According to a diplomatic source, the group did not telephone the Greek premier during the meeting.

Greece remains locked in tough negotiations with international creditors in a bid to release €7.2 billion in remaining bailout funds.

A deal has so far proved elusive as its creditors in Europe and the IMF push for greater reforms in return for the cash, which Greece's anti-austerity government has refused to match.

'Absurd proposals'

Merkel, Hollande and Juncker met for scheduled talks earlier Monday but the evening arrivals of Lagarde and Draghi came as a surprise.

They are in Germany for G7 meetings this week, at which the Greek crisis is featuring prominently. The United States and Japan have pressed Europe to resolve the crisis for the global economy's sake.

The impromptu gathering followed a phone conference Sunday between Merkel, Hollande, Juncker and Tsipras, which Merkel's spokeswoman described as "constructive".

But in a column published by French newspaper Le Monde on Sunday, Tsipras said his government was not to blame for the impasse.

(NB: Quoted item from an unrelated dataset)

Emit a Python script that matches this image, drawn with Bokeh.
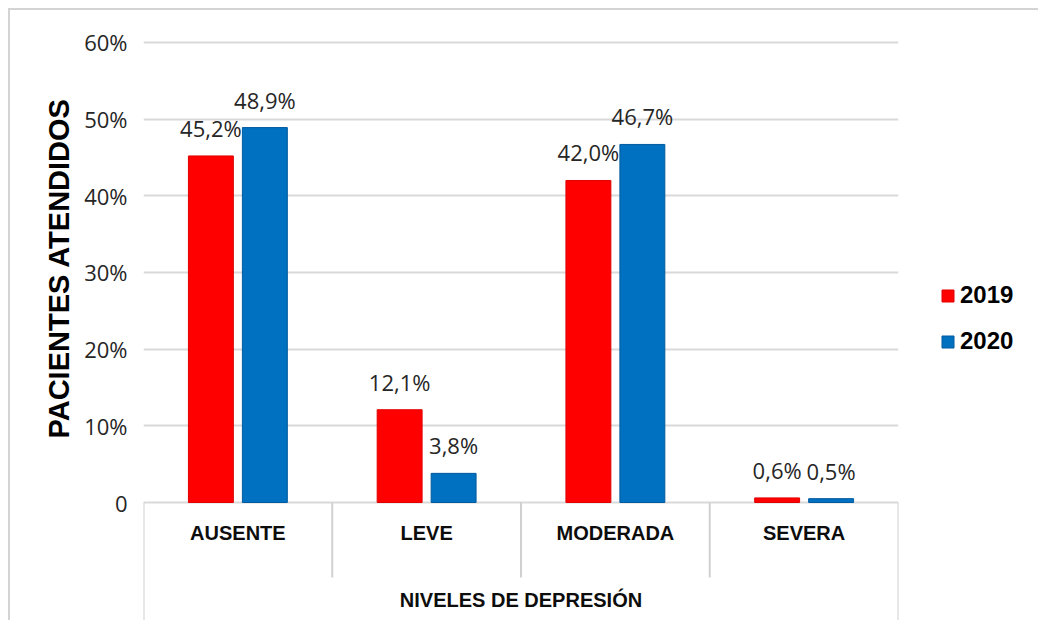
from bokeh.plotting import figure
from bokeh.layouts import row
from bokeh.models import (ColumnDataSource, FixedTicker, Legend, LegendItem, Title, Range1d)
from bokeh.transform import dodge
from bokeh.core.properties import value
from bokeh.embed import file_html
from bokeh.resources import INLINE

# ---- data ----
categories = ["AUSENTE", "LEVE", "MODERADA", "SEVERA"]
series_names = ["2019", "2020"]
values_2019 = [45.2, 12.1, 42.0, 0.6]
values_2020 = [48.9, 3.8, 46.7, 0.5]
y_ticks = [0, 10, 20, 30, 40, 50, 60]
y_tick_labels = ["0", "10%", "20%", "30%", "40%", "50%", "60%"]
x_title = "NIVELES DE DEPRESIÓN"
y_title = "PACIENTES ATENDIDOS"

RED = "#ff0000"
BLUE = "#0070c0"
RED_EDGE = "#e00000"
BLUE_EDGE = "#005a9e"
GRID = "#d9d9d9"
SEP = "#d0d0d0"

def fmt(v):
    return f"{v:.1f}%".replace(".", ",")

src = ColumnDataSource(dict(
    cat=categories,
    v19=values_2019,
    v20=values_2020,
    l19=[fmt(v) for v in values_2019],
    l20=[fmt(v) for v in values_2020],
))

p = figure(width=890, height=610, x_range=categories, y_range=(-15.39, 61.3),
           output_backend="svg", toolbar_location=None, x_axis_location=None,
           min_border_left=133, min_border_right=2, min_border_top=22,
           min_border_bottom=0)
p.x_range.range_padding = 0
p.outline_line_color = None
p.background_fill_color = "white"
p.border_fill_color = "white"

# grid
p.xgrid.visible = False
p.ygrid.ticker = FixedTicker(ticks=y_ticks)
p.ygrid.grid_line_color = GRID
p.ygrid.grid_line_width = 2

# y axis
ax = p.yaxis[0]
ax.ticker = FixedTicker(ticks=y_ticks)
ax.major_label_overrides = {t: s for t, s in zip(y_ticks, y_tick_labels)}
ax.axis_line_color = None
ax.major_tick_line_color = None
ax.minor_tick_line_color = None
ax.major_label_standoff = 10
ax.major_label_text_font = "Open Sans"
ax.major_label_text_font_size = "22px"
ax.major_label_text_color = "#262626"

yt = Title(text=y_title, align="left", offset=182, text_font="Liberation Sans",
           text_font_size="29px", text_font_style="bold", text_color="black",
           standoff=14)
p.add_layout(yt, "left")

off = 0.143
bw = 0.238
r19 = p.vbar(x=dodge("cat", -off, range=p.x_range), top="v19", width=bw, source=src,
             fill_color=RED, line_color=RED_EDGE, line_width=1)
r20 = p.vbar(x=dodge("cat", off, range=p.x_range), top="v20", width=bw, source=src,
             fill_color=BLUE, line_color=BLUE_EDGE, line_width=1)

lab_kw = dict(text_font=value("Open Sans"), text_font_size="22px", text_color="#262626",
              text_align="center", text_baseline="alphabetic", y_offset=-28)
p.text(x=dodge("cat", -off, range=p.x_range), y="v19", text="l19", source=src, **lab_kw)
p.text(x=dodge("cat", off, range=p.x_range), y="v20", text="l20", source=src, **lab_kw)

# category labels & separators below the axis
cat_src = ColumnDataSource(dict(cat=categories, y=[-4.04] * len(categories)))
p.text(x="cat", y="y", text="cat", source=cat_src,
       text_font=value("Liberation Sans"), text_font_style="bold", text_font_size="20px",
       text_color="#0d0d0d", text_align="center", text_baseline="middle")

inner_src = ColumnDataSource(dict(cat=categories[1:], y0=[0] * 3, y1=[-9.78] * 3))
p.segment(x0=dodge("cat", -0.5, range=p.x_range), x1=dodge("cat", -0.5, range=p.x_range),
          y0="y0", y1="y1", source=inner_src, line_color=SEP, line_width=2)
left_src = ColumnDataSource(dict(cat=[categories[0]], y0=[0], y1=[-16]))
p.segment(x0=dodge("cat", -0.5, range=p.x_range), x1=dodge("cat", -0.5, range=p.x_range),
          y0="y0", y1="y1", source=left_src, line_color=SEP, line_width=2)
right_src = ColumnDataSource(dict(cat=[categories[-1]], y0=[0], y1=[-16]))
p.segment(x0=dodge("cat", 0.5, range=p.x_range), x1=dodge("cat", 0.5, range=p.x_range),
          y0="y0", y1="y1", source=right_src, line_color=SEP, line_width=2)

xt_src = ColumnDataSource(dict(cat=[categories[1]], y=[-12.78], t=[x_title]))
p.text(x=dodge("cat", 0.5, range=p.x_range), y="y", text="t", source=xt_src,
       text_font=value("Liberation Sans"), text_font_style="bold", text_font_size="20px",
       text_color="#0d0d0d", text_align="center", text_baseline="middle")

# legend in a small side figure (its swatch renderers sit outside the visible range)
pl = figure(width=138, height=610, x_range=Range1d(0, 1), y_range=Range1d(0, 1),
            output_backend="svg", toolbar_location=None, x_axis_location=None,
            y_axis_location=None, min_border=0)
pl.grid.visible = False
pl.outline_line_color = None
pl.background_fill_color = "white"
pl.border_fill_color = "white"
swatch = ColumnDataSource(dict(x=[-5], top=[-5]))
g19 = pl.vbar(x="x", top="top", width=0.1, source=swatch, fill_color=RED, line_color=RED_EDGE)
g20 = pl.vbar(x="x", top="top", width=0.1, source=swatch, fill_color=BLUE, line_color=BLUE_EDGE)
legend = Legend(items=[LegendItem(label=series_names[0], renderers=[g19]),
                       LegendItem(label=series_names[1], renderers=[g20])],
                location=(40, 265), glyph_width=15, glyph_height=15, spacing=18,
                label_text_font="Liberation Sans", label_text_font_style="bold",
                label_text_font_size="24px", label_text_color="black", label_standoff=5,
                border_line_color=None, background_fill_alpha=0, margin=0)
pl.add_layout(legend, "center")

layout = row(p, pl, spacing=0)
layout.styles = {"margin-left": "8px", "margin-top": "8px",
                 "border-top": "2px solid #d4d4d4", "border-left": "2px solid #d4d4d4"}

open("out.html", "w").write(file_html(layout, INLINE))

"It is due to the insistence of certain institutional actors on submitting absurd proposals and displaying a total indifference to the recent democratic choice of the Greek people," he wrote.

Lagarde caused a stir last week by citing the "potential" of Greece leaving the 19-nation eurozone but ahead of the Berlin meeting, Juncker stressed that a "Grexit" would be bad for the entire bloc.

"I don't share this idea that we'd have fewer concerns and constraints if Greece gave up the euro," he told the Sueddeutsche Zeitung.

Tsipras said his government has made concessions, including agreeing to implement a series of privatisations it had previously opposed.

It has also agreed to reform its value-added tax system as well as the pension system.

Rather than imposing further austerity that has so far only served to drive Greece into a deeper recession, he said his government has also submitted proposals to raise revenues.

Tsipras warned that Europe was at a crossroads, and could choose between a strategy of greater integration or one of division.

Those seeking the second strategy are simply seeking to inflict harsh punishment and mandatory austerity, with "Greece being the first victim", he said.

"To some, this represents a golden opportunity to make an example out of Greece for other countries that might be thinking of not following this new line of discipline," he wrote.

"Which strategy will prevail? The one that calls for a Europe of solidarity, equality and democracy, or the one that calls for rupture and division?"